- **Aim of the exercise**:
What is wanted is an exact restatement of the lines from the one with "The picture is" through the one with "import seaborn as sns", both included, and of no other lines.

- **The data**:
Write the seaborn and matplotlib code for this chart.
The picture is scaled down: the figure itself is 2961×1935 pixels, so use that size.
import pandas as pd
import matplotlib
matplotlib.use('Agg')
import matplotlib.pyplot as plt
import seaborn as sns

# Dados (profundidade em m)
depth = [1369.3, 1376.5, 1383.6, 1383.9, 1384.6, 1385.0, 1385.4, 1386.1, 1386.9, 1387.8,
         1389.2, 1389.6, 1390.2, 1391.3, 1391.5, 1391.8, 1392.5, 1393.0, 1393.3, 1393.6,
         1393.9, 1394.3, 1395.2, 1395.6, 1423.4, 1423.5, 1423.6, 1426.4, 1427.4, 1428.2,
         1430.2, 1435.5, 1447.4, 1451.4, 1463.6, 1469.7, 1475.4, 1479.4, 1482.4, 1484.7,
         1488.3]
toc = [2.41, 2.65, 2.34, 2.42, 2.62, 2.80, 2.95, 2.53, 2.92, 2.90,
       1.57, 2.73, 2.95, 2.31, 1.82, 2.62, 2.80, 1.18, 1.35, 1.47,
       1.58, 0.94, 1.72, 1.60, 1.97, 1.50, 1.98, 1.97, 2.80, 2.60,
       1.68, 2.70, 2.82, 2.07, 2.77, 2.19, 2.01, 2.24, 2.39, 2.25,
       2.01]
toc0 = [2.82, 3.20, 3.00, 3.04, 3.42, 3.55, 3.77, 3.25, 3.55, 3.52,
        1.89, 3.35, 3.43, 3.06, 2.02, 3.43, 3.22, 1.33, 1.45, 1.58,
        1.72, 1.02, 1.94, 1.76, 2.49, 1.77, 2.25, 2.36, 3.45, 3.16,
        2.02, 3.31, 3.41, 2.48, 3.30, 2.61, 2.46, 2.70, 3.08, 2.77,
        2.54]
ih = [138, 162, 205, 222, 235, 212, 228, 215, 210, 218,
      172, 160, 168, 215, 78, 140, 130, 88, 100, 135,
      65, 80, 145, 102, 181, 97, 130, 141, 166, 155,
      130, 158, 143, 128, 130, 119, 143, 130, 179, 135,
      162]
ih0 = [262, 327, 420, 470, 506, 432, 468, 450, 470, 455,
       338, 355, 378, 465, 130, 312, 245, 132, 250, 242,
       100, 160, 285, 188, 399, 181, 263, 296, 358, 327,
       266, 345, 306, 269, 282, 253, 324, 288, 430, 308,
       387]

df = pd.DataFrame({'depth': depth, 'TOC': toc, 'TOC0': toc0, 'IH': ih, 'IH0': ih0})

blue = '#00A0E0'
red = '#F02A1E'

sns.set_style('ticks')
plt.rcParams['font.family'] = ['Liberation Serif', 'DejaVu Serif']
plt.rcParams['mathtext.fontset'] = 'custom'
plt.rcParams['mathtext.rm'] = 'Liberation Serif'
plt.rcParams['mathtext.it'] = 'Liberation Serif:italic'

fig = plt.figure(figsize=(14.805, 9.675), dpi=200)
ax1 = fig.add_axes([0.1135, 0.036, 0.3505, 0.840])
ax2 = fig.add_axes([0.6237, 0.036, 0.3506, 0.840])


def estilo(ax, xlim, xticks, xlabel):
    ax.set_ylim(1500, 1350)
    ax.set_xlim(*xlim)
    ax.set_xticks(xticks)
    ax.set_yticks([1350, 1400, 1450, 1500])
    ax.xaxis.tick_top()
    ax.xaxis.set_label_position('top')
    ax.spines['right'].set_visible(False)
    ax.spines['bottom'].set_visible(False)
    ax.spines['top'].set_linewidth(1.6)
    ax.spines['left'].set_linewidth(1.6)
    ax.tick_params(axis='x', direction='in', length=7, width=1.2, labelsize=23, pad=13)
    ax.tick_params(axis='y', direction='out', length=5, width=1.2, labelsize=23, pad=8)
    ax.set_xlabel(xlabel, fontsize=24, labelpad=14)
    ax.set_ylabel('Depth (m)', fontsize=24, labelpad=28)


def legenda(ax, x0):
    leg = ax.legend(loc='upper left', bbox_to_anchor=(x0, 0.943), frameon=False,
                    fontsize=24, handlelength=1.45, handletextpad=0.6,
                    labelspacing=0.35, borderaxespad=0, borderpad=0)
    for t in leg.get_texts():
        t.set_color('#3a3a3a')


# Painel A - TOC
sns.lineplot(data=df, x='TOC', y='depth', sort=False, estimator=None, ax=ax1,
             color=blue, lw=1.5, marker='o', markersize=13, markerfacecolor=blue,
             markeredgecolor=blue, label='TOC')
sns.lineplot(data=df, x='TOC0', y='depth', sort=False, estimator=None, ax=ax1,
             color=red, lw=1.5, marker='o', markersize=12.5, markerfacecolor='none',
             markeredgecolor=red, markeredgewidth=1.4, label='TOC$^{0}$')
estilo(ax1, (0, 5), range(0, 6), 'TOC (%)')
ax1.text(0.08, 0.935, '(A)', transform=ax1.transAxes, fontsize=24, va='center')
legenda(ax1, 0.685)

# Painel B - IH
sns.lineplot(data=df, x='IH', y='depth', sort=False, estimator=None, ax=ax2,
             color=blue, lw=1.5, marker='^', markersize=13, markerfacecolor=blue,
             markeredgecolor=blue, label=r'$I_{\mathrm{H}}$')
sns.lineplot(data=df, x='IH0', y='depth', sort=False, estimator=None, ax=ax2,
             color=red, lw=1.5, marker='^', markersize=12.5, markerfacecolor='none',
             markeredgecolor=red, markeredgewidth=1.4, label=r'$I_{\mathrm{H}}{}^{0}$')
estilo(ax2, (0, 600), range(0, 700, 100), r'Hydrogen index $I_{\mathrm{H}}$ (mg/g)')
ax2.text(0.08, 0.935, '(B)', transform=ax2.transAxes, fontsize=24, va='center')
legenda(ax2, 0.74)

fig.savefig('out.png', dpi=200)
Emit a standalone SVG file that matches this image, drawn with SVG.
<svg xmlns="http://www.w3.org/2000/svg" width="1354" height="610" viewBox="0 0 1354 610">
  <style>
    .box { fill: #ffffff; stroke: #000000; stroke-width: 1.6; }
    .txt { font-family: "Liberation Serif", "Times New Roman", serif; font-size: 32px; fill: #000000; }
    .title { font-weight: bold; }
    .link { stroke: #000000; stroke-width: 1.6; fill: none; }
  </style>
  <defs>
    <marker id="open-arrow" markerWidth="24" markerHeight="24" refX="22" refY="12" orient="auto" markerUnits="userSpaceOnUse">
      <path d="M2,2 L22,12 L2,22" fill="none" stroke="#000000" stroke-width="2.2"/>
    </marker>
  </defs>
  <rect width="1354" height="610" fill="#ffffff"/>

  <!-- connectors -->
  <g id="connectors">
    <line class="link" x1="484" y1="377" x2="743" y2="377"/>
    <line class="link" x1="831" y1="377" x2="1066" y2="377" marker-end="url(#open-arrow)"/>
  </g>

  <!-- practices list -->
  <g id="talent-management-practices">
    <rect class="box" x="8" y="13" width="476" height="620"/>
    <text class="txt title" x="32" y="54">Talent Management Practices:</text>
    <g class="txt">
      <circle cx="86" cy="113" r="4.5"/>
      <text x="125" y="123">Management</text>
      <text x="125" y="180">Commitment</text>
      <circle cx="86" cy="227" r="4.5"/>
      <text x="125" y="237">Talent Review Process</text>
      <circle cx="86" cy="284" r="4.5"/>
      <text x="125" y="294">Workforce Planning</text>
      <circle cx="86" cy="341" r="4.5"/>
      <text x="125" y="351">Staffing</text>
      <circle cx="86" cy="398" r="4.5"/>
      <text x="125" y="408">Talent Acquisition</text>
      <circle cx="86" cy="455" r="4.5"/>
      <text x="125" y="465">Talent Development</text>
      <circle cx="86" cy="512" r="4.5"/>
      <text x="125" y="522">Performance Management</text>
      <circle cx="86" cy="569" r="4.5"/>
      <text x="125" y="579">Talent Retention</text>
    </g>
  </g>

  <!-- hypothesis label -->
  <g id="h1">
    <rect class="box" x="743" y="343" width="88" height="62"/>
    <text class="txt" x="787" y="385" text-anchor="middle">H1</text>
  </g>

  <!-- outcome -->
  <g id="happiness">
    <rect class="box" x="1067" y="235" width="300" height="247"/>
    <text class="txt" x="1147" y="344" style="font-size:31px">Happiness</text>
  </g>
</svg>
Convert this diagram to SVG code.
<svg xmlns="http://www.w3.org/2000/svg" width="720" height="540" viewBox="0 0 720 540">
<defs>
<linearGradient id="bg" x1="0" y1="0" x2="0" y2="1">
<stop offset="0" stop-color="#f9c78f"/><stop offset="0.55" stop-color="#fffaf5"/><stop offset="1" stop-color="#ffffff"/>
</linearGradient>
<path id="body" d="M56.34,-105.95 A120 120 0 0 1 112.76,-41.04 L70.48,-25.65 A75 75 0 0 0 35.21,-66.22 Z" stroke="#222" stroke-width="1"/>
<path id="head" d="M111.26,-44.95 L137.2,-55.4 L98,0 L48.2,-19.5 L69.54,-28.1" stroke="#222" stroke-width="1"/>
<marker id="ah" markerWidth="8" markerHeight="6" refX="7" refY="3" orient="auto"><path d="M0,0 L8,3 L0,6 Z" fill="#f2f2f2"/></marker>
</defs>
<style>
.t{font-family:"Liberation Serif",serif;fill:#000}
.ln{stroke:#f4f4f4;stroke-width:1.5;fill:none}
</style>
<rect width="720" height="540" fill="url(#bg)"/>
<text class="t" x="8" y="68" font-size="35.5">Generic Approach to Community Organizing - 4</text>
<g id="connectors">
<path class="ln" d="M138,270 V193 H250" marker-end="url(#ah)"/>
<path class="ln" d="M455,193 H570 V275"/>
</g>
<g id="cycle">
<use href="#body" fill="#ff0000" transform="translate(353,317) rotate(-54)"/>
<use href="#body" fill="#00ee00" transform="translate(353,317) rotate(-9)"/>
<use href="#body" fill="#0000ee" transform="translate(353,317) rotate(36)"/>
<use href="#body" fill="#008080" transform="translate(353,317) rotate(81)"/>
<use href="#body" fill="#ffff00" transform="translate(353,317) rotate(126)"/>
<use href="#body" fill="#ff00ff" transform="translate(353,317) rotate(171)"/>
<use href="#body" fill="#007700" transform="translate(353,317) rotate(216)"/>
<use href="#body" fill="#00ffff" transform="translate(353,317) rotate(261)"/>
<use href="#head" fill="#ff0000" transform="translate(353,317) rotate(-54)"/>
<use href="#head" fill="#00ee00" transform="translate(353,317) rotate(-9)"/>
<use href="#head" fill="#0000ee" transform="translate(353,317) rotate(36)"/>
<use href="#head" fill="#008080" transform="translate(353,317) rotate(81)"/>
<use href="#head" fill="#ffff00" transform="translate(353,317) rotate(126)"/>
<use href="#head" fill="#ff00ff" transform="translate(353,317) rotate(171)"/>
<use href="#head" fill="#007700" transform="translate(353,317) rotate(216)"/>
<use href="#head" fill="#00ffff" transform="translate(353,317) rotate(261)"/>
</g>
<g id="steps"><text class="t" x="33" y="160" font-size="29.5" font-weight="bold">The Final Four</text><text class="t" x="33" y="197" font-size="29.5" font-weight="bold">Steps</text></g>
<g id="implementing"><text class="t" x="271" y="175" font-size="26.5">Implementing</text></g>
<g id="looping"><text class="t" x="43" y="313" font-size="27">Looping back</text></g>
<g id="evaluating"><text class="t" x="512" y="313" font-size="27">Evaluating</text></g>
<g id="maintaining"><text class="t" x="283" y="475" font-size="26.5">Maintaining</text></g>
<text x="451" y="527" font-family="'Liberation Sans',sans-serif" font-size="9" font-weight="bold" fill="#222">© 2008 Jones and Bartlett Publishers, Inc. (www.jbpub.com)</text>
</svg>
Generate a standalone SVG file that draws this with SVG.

- **Answer**:
The picture is scaled down: the figure itself is 2961×1935 pixels, so use that size.
import pandas as pd
import matplotlib
matplotlib.use('Agg')
import matplotlib.pyplot as plt
import seaborn as sns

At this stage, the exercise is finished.